Search code examples
word2vec

What is the correct definition of window size for Word2Vec (CBOW and Skip-gram)?


Which one is the correct definition of the window size in Word2Vec (CBOW and Skip-gram)?

After examining multiple resources on how Word2Vec (CBOW and Skip-gram) works, I discovered that there are two ways in which people define the window size:

The window size is represented by an integer, indicating the number of words before or after the target word (excluding the target word itself). For example, with a window size of 3: "The quick brown fox jumps over the lazy dog." (Resource: https://www.tensorflow.org/tutorials/text/word2vec)

The window size is represented by an integer, indicating the number of words before and after the target word, including the target word itself. For example, with a window size of 3: "The quick brown fox jumps over the lazy dog." (Resource: http://jalammar.github.io/illustrated-word2vec/)

Which one is correct and why?


Solution

  • The original word2vec.c example implementation, released by the authors of the paper which introduced & named the word2vec algorithm, used the 1st interpretation: window indicates the number of context words on each side of the the center/target word.

    So, window=3 means up-to-six words are considered.

    Other writeups or implementations might have their own reasons for picking an alternate convention, but that would be in conflict with the early precedent. (Counting the center word also introduces an extra inefficiency in interpreting even-sized parameters: how would 4 and 5 mean anything different?) In my experience, most implementations follow the original word2vec.c approach.

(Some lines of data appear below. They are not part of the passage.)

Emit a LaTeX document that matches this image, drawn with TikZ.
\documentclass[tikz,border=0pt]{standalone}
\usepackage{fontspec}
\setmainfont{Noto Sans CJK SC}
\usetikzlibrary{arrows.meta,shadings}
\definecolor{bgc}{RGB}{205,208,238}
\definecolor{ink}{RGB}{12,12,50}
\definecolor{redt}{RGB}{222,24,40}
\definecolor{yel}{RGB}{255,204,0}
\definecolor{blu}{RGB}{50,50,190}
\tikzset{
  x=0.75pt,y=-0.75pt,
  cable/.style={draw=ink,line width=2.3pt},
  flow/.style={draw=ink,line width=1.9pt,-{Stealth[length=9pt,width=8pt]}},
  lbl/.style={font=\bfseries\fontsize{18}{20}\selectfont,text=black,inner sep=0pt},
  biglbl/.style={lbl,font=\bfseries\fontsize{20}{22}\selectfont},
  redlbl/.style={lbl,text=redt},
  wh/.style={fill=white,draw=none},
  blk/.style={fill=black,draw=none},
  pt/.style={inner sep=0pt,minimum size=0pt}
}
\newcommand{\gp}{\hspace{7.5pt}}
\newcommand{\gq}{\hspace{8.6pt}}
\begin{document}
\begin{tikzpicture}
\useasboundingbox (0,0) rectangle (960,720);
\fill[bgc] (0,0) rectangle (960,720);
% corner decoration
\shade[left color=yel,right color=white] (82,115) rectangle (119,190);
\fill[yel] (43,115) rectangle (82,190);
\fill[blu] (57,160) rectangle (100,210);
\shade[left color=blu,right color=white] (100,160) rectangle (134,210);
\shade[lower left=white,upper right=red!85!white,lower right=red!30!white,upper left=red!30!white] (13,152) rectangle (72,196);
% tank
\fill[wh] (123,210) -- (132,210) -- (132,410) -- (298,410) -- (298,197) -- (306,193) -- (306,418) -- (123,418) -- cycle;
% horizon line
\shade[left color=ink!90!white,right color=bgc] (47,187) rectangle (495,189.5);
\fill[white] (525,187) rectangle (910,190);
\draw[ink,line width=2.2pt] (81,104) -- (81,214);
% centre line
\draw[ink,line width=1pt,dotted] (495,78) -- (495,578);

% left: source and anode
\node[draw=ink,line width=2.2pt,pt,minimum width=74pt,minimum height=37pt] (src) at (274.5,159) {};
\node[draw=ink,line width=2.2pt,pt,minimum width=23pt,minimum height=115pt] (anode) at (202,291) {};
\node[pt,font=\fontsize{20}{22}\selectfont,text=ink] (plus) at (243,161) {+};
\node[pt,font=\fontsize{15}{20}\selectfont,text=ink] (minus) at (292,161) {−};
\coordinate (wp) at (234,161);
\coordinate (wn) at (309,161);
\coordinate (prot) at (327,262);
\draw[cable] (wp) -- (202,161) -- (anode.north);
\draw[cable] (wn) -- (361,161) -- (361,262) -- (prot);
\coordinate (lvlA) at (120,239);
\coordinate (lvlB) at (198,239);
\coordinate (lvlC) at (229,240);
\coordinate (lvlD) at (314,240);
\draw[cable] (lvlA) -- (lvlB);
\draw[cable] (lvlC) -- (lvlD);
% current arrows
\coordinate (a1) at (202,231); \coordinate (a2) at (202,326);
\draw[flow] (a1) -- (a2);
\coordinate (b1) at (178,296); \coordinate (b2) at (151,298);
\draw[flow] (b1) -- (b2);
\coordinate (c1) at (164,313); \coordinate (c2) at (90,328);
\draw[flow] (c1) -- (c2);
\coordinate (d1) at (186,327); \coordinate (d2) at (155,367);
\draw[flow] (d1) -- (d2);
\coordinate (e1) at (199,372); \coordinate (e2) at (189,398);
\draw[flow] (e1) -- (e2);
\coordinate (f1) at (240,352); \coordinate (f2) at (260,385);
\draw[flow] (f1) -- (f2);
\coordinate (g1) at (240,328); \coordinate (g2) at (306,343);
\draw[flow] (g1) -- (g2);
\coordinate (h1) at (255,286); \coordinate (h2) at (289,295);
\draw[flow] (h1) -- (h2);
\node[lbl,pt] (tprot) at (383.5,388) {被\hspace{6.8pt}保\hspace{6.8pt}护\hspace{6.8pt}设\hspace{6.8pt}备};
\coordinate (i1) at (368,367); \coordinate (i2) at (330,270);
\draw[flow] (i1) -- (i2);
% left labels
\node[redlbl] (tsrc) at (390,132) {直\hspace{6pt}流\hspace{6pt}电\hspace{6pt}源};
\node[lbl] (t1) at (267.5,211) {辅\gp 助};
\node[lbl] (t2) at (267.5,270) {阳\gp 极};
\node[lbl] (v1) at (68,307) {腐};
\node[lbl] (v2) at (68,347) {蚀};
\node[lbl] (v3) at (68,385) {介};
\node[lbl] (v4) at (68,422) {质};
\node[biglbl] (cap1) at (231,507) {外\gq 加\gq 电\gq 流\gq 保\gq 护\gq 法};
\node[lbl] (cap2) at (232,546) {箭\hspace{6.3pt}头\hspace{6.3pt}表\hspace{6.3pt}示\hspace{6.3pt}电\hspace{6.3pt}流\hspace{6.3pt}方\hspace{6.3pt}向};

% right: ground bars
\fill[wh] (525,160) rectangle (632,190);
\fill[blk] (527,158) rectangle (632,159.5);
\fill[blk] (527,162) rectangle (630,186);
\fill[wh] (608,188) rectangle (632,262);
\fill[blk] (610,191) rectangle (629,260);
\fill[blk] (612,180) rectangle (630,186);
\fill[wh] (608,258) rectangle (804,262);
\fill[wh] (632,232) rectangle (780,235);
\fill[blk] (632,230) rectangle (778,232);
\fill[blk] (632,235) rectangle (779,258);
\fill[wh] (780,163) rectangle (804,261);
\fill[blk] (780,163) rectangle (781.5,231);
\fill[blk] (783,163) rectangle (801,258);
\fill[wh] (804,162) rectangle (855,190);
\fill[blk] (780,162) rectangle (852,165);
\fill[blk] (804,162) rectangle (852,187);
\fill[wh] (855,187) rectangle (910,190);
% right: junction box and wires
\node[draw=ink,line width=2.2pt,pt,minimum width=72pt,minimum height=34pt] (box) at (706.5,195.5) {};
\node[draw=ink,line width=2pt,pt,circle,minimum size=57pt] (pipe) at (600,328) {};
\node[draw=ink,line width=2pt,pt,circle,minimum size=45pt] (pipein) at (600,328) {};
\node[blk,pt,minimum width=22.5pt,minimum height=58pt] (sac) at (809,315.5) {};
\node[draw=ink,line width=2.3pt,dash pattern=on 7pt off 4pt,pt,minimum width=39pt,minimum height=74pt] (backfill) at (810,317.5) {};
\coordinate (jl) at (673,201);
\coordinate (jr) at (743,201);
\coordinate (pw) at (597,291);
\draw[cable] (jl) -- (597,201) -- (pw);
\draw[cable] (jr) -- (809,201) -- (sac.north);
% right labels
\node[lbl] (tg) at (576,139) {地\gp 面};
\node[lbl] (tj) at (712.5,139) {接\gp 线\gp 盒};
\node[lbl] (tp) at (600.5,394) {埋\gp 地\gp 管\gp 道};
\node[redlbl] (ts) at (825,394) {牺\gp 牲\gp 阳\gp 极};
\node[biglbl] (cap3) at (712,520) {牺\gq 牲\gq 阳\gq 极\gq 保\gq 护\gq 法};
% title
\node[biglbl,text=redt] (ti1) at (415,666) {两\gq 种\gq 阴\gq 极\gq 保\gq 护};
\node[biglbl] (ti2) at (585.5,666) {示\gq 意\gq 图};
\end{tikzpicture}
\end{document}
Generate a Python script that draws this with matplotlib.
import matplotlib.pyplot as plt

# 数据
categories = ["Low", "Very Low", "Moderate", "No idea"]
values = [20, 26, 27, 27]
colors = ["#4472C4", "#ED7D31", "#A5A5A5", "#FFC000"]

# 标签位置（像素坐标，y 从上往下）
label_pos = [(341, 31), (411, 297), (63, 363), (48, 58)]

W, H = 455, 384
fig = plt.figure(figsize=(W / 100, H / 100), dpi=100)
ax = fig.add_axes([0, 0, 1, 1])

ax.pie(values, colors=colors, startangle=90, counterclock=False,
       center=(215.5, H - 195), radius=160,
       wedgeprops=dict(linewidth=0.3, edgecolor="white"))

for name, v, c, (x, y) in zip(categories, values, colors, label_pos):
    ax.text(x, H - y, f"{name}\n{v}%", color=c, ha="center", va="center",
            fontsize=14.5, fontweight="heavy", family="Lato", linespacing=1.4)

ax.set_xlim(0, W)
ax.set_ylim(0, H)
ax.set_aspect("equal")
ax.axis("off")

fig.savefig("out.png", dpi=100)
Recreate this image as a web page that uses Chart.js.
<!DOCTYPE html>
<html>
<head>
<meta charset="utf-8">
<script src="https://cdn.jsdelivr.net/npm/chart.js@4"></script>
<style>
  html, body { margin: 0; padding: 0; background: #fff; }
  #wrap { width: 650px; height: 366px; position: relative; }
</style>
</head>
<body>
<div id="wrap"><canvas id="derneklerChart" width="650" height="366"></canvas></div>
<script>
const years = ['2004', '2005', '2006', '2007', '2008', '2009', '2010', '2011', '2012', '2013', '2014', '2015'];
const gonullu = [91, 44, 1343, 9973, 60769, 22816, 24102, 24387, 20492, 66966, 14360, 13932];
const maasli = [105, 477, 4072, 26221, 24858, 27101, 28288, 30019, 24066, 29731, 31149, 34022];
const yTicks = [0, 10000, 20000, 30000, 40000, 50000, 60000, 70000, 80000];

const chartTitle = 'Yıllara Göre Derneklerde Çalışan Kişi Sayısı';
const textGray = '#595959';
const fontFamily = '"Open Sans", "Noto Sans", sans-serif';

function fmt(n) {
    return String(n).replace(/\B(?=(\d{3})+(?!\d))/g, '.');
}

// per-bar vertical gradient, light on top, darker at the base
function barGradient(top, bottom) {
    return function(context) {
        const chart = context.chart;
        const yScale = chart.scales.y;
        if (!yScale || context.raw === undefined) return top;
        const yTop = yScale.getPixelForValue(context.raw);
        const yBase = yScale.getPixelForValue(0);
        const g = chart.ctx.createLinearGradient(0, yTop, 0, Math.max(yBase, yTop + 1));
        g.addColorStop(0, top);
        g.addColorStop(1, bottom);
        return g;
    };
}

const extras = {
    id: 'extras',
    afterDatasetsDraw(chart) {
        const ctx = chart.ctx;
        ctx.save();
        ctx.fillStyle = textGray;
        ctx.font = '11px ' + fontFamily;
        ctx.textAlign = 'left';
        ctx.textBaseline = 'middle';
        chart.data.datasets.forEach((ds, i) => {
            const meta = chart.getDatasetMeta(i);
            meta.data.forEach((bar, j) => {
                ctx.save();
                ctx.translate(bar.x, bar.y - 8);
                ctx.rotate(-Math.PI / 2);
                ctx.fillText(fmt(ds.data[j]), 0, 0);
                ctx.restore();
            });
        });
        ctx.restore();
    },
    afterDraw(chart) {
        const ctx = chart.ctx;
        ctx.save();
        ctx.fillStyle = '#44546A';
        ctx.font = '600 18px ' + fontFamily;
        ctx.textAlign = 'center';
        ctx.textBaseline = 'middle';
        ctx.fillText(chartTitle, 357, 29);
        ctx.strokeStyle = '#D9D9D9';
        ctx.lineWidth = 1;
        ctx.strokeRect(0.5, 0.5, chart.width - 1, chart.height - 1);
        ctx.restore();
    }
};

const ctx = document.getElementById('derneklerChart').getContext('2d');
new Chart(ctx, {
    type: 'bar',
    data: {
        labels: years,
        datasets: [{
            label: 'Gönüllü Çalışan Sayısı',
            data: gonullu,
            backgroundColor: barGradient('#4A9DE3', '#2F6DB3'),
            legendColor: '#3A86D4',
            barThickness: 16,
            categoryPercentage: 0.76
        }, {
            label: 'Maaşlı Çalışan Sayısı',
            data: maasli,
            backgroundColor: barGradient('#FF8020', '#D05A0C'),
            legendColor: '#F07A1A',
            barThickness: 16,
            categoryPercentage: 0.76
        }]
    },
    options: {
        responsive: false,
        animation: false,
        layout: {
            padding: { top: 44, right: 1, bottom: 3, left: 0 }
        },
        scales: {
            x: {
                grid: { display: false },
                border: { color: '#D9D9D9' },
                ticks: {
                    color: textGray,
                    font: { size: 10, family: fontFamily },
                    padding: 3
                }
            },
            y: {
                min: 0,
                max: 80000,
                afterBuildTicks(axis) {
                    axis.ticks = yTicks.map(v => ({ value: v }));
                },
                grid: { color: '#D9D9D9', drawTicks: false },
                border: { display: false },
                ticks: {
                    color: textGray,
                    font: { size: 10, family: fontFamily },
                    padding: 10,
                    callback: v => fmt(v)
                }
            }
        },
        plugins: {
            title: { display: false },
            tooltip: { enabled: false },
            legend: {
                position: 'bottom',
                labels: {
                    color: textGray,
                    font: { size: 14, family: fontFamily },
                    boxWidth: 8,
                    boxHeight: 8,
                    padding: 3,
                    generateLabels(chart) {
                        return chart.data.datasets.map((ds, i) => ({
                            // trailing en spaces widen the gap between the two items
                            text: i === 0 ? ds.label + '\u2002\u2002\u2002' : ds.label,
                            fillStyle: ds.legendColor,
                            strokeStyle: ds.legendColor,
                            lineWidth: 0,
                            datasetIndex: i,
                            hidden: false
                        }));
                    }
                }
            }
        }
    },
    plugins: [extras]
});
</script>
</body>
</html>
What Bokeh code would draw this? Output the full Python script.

    Another relevant note: the original implementation used the configured window as the maximum count of words on each side to consider. For each individual micro-example – context-words to center-word – some 'effective window' in the range from 1 to configured-window was chosen. This serves to essentially weight nearer words more highly – the direct neighbors are considered every time, the window-away words only 1 / window of the time – by doing less total calcualation comapred to an alternative approach that might, for example, scale-down more-distant words' influence by some flaoting-point multiplication.